Wolf and Mian and Sufi reckon that it is through the redistribution of income. Wolf cites Marriner Eccles, head of the US Federal Reserve in the Great Depression of the 1930s. In 1933, Eccles told Congress, “It is for the interests of the well to do . . . that we should take from them a sufficient amount of their surplus to enable consumers to consume and business to operate at a profit.” So you see, it is in the interests of the rich to let the government take some of their money to help the poor to boost consumption.
Mian and Sufi say: “Escaping a debt trap requires consideration of less standard macroeconomic policies, such as those focused on redistribution or those reducing the structural sources of high inequality.” So we need to reduce the high inequality by addressing “structural sources”. In my view, that means addressing structural features like the rising concentration and centralisation of the means of production and finance, not just a rising inequality of income.
Indeed, Wolf appears to take a more radical view: “we have a huge opportunity now to replace government lending to companies in the Covid-19 crisis with equity purchases. Indeed, at current ultra-low interest rates, governments could create instantaneous sovereign wealth funds very cheap!” So the state should intervene and buy up the shares of those companies with large debts that they cannot service. But in effect, this would mean governments buying weak companies that are already ‘zombies’, while the powerful and profitable corporations remain untouched. This is government aiming to save capitalism, not replace it. Here Wolf follows closely the line of the FT itself that “Free markets must be protected through the pandemic, with sensible and targeted state intervention that can help capitalism to thrive post-crisis.”

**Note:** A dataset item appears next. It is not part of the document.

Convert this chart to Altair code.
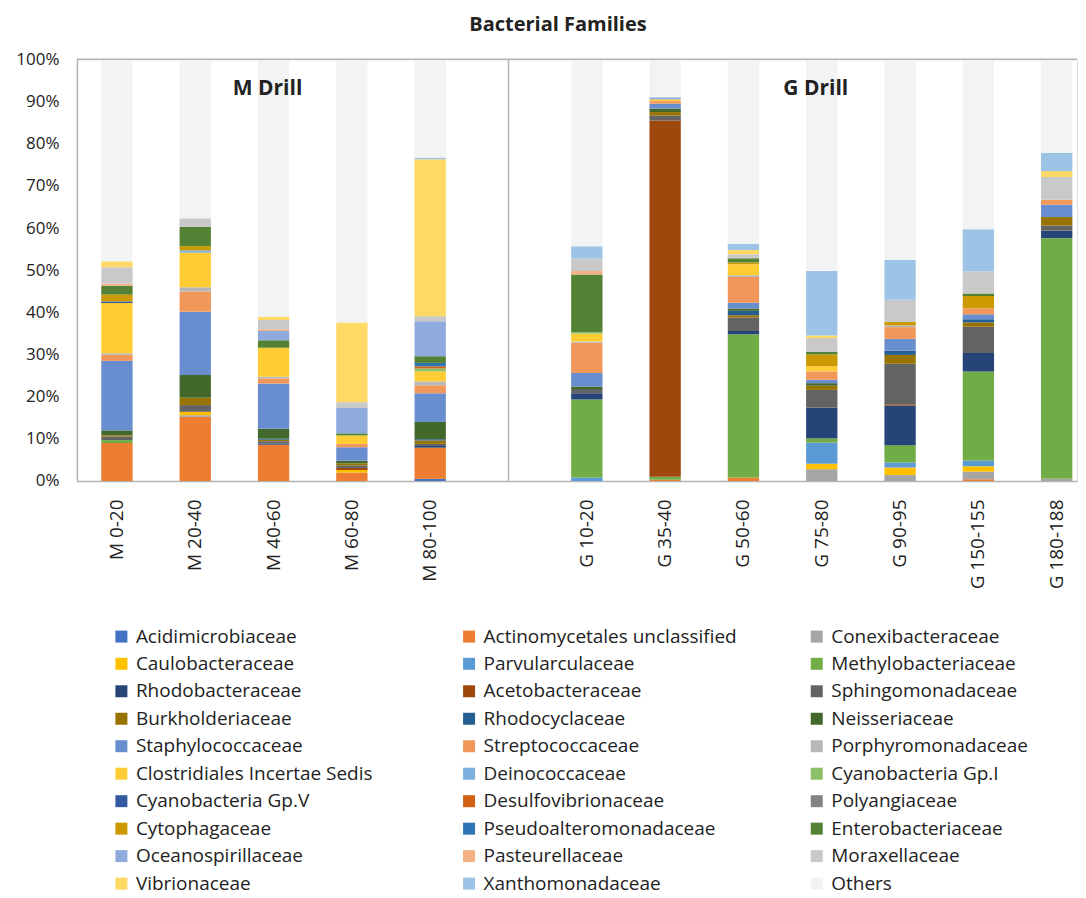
import altair as alt
import pandas as pd

samples = ["M 0-20", "M 20-40", "M 40-60", "M 60-80", "M 80-100", " ",
           "G 10-20", "G 35-40", "G 50-60", "G 75-80", "G 90-95", "G 150-155", "G 180-188"]

families = [
    "Acidimicrobiaceae", "Actinomycetales unclassified", "Conexibacteraceae",
    "Caulobacteraceae", "Parvularculaceae", "Methylobacteriaceae",
    "Rhodobacteraceae", "Acetobacteraceae", "Sphingomonadaceae",
    "Burkholderiaceae", "Rhodocyclaceae", "Neisseriaceae",
    "Staphylococcaceae", "Streptococcaceae", "Porphyromonadaceae",
    "Clostridiales Incertae Sedis", "Deinococcaceae", "Cyanobacteria Gp.I",
    "Cyanobacteria Gp.V", "Desulfovibrionaceae", "Polyangiaceae",
    "Cytophagaceae", "Pseudoalteromonadaceae", "Enterobacteriaceae",
    "Oceanospirillaceae", "Pasteurellaceae", "Moraxellaceae",
    "Vibrionaceae", "Xanthomonadaceae", "Others",
]

colors = [
    "#4472C4", "#ED7D31", "#A5A5A5", "#FFC000", "#5B9BD5", "#70AD47",
    "#264478", "#9E480E", "#636363", "#997300", "#255E91", "#43682B",
    "#698ED0", "#F1975A", "#B7B7B7", "#FFCD33", "#7CAFDD", "#8CC168",
    "#335AA1", "#D26012", "#848484", "#CC9A00", "#2E75B6", "#548235",
    "#8FAADC", "#F4B183", "#C9C9C9", "#FFD966", "#9DC3E6", "#F2F3F5",
]

# percentages per sample, in the order of `families`
m_0_20 = [0, 9.0, 0, 0, 0, 0.7, 0, 0, 0.8, 0.3, 0, 1.2, 16.5, 1.4, 0.4, 11.9, 0, 0,
          0.4, 0, 0, 1.6, 0, 2.1, 0, 0.5, 3.9, 1.4, 0, 47.9]
m_20_40 = [0, 15.2, 0.4, 0.8, 0, 0, 0, 0, 1.6, 1.75, 0, 5.4, 15.0, 4.8, 1.0, 8.2, 0.55, 0,
           0, 0, 0, 1.0, 0, 4.6, 0, 0, 2.0, 0, 0, 37.7]
m_40_60 = [0, 8.6, 0, 0, 0, 0, 0.3, 0, 0.5, 0.4, 0.2, 2.4, 10.7, 1.2, 0.4, 6.9, 0, 0,
           0, 0, 0, 0, 0, 1.75, 2.2, 0.4, 2.2, 0.8, 0, 61.0]
m_60_80 = [0, 2.0, 0, 0.6, 0, 0, 0, 0.5, 0.6, 0.5, 0, 0.6, 3.2, 0.8, 0, 2.0, 0, 0,
           0, 0, 0, 0, 0, 0.5, 6.0, 0, 1.4, 18.9, 0, 62.4]
m_80_100 = [0.5, 7.4, 0, 0, 0, 0, 0.4, 0, 0.5, 0.8, 0.3, 4.1, 6.8, 1.9, 0.9, 2.4, 0, 0.7,
            0, 0.5, 0, 0, 0.8, 1.6, 8.3, 0, 1.2, 37.2, 0.4, 23.3]
g_10_20 = [0, 0, 0, 0, 0.8, 18.5, 1.5, 0, 1.0, 0, 0, 0.6, 3.2, 7.2, 0.3, 1.8, 0, 0.4,
           0, 0, 0, 0, 0, 13.7, 0, 0.8, 3.0, 0, 2.9, 44.3]
g_35_40 = [0, 0.3, 0, 0, 0, 0.7, 0, 84.5, 1.2, 0.8, 0, 0.8, 1.2, 0.6, 0, 0.4, 0, 0,
           0, 0, 0, 0, 0, 0, 0.5, 0, 0, 0, 0, 9.0]
g_50_60 = [0, 0.8, 0, 0, 0, 34.0, 0.8, 0, 3.2, 0.5, 1.1, 0.5, 1.4, 6.1, 0.4, 2.6, 0, 0,
           0, 0, 0, 0.4, 0, 1.0, 0, 0, 1.0, 1.0, 1.4, 43.8]
g_75_80 = [0, 0, 2.8, 1.3, 5.0, 1.0, 7.3, 0, 4.2, 1.0, 0, 0.6, 0.8, 2.0, 0, 1.2, 0, 0,
           0, 0, 0, 2.8, 0, 0.6, 0, 0, 3.3, 0.6, 15.3, 50.2]
g_90_95 = [0, 0, 1.4, 1.8, 1.2, 4.1, 9.4, 0.3, 9.6, 2.1, 1.0, 0, 2.8, 2.8, 0.4, 0, 0, 0,
           0, 0, 0, 0.8, 0, 0, 0, 0, 5.3, 0, 9.4, 47.6]
g_150_155 = [0, 0.4, 1.8, 1.3, 1.35, 21.1, 4.4, 0, 6.2, 1.0, 0.8, 0, 1.2, 1.4, 0, 0, 0, 0,
             0, 0, 0, 2.9, 0, 0.6, 0, 0, 5.2, 0, 10.0, 40.3]
g_180_188 = [0, 0, 0.5, 0, 0, 57.1, 1.8, 0, 1.2, 2.0, 0, 0, 2.9, 1.2, 0, 0, 0, 0,
             0, 0, 0, 0, 0, 0, 0, 0, 5.4, 1.4, 4.3, 22.2]

sample_values = {
    "M 0-20": m_0_20, "M 20-40": m_20_40, "M 40-60": m_40_60,
    "M 60-80": m_60_80, "M 80-100": m_80_100,
    "G 10-20": g_10_20, "G 35-40": g_35_40, "G 50-60": g_50_60,
    "G 75-80": g_75_80, "G 90-95": g_90_95, "G 150-155": g_150_155,
    "G 180-188": g_180_188,
}

rows = []
for s, vals in sample_values.items():
    for i, (fam, v) in enumerate(zip(families, vals)):
        if v > 0:
            rows.append({"sample": s, "family": fam, "value": v, "idx": i})
df = pd.DataFrame(rows)

W, H = 1001, 422
FONT = "Open Sans"
TXT = "#222222"
GRAY = "#B3B3B3"

x_scale = alt.Scale(domain=samples, paddingInner=0.6, paddingOuter=0.185, align=0.84)

bars = alt.Chart(df).mark_bar().encode(
    x=alt.X("sample:N", scale=x_scale,
            axis=alt.Axis(title=None, labelAngle=-90, labelFontSize=19, labelColor=TXT,
                          ticks=False, domainColor=GRAY, domainWidth=1.5, labelPadding=18)),
    y=alt.Y("value:Q", stack="normalize", scale=alt.Scale(domain=[0, 1], nice=False),
            axis=alt.Axis(title=None, format=".0%", values=[i / 10 for i in range(11)],
                          grid=False, ticks=False, labelFontSize=17, labelColor=TXT,
                          domainColor=GRAY, domainWidth=1.5, labelPadding=18, minExtent=69)),
    color=alt.Color("family:N", scale=alt.Scale(domain=families, range=colors),
                    legend=alt.Legend(title=None, orient="none", legendX=35, legendY=568,
                                      direction="horizontal",
                                      columns=3, columnPadding=70, rowPadding=7.5,
                                      symbolType="square", symbolSize=144,
                                      symbolStrokeWidth=0, labelFontSize=19, labelOffset=5,
                                      labelColor=TXT, gridAlign="all", padding=0,
                                      labelLimit=400)),
    order=alt.Order("idx:Q", sort="ascending"),
)

divider = alt.Chart(pd.DataFrame({"sample": [" "]})).mark_rule(
    color=GRAY, strokeWidth=1.5).encode(
    x=alt.X("sample:N"), y=alt.datum(0), y2=alt.datum(1))

top_line = alt.Chart(pd.DataFrame({"top": [1]})).mark_rule(
    color=GRAY, strokeWidth=1.5).encode(
    y=alt.Y("top:Q"), x=alt.value(0), x2=alt.value(W))

drill_df = pd.DataFrame({"label": ["M Drill", "G Drill"],
                         "sample": ["M 40-60", "G 75-80"],
                         "pos": [0.929, 0.929]})
drills = alt.Chart(drill_df).mark_text(
    fontSize=21, fontWeight="bold", color=TXT, dx=-6).encode(
    x=alt.X("sample:N"), y=alt.Y("pos:Q"), text="label:N")

chart = alt.layer(bars, divider, top_line, drills).properties(
    width=W, height=H,
    title=alt.TitleParams("Bacterial Families", fontSize=20, fontWeight="bold",
                          anchor="middle", dx=-19, offset=15, color=TXT, font=FONT),
    padding={"left": 0, "top": 7, "right": 0, "bottom": 8},
).configure_view(stroke=None).configure(font=FONT)

chart.save("out.html", embed_options={"renderer": "svg", "actions": False})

In contrast, Levy is pessimistic that there is any solution that avoids slumps: “there is neither a realistic set of federal policies to painlessly solve the Big Balance Sheet Economy dilemma nor even a blueprint of what the optimal policies should be.” Marx would agree that the only way out of this slump is through the slump. Former IMF chief, the (infamous) Dominic Strauss Kahn reckons that the strategists of capital must just allow the liquidation of the zombies and unemployment to rise because then “the economic crisis, by destroying capital, can provide a way out. The investment opportunities created by the collapse of part of the production apparatus, like the effect on prices of support measures, can revive the process of creative destruction described by Schumpeter.”
To end the spiral of debt and fictitious capital will require much more than taxing the rich more or buying up weaker companies with government debt. As Wolf says: “We will have to adopt more radical alternatives. A crisis is a superb a time to change course. Let us start right now.” Of course, he means to save capitalism, not replace it.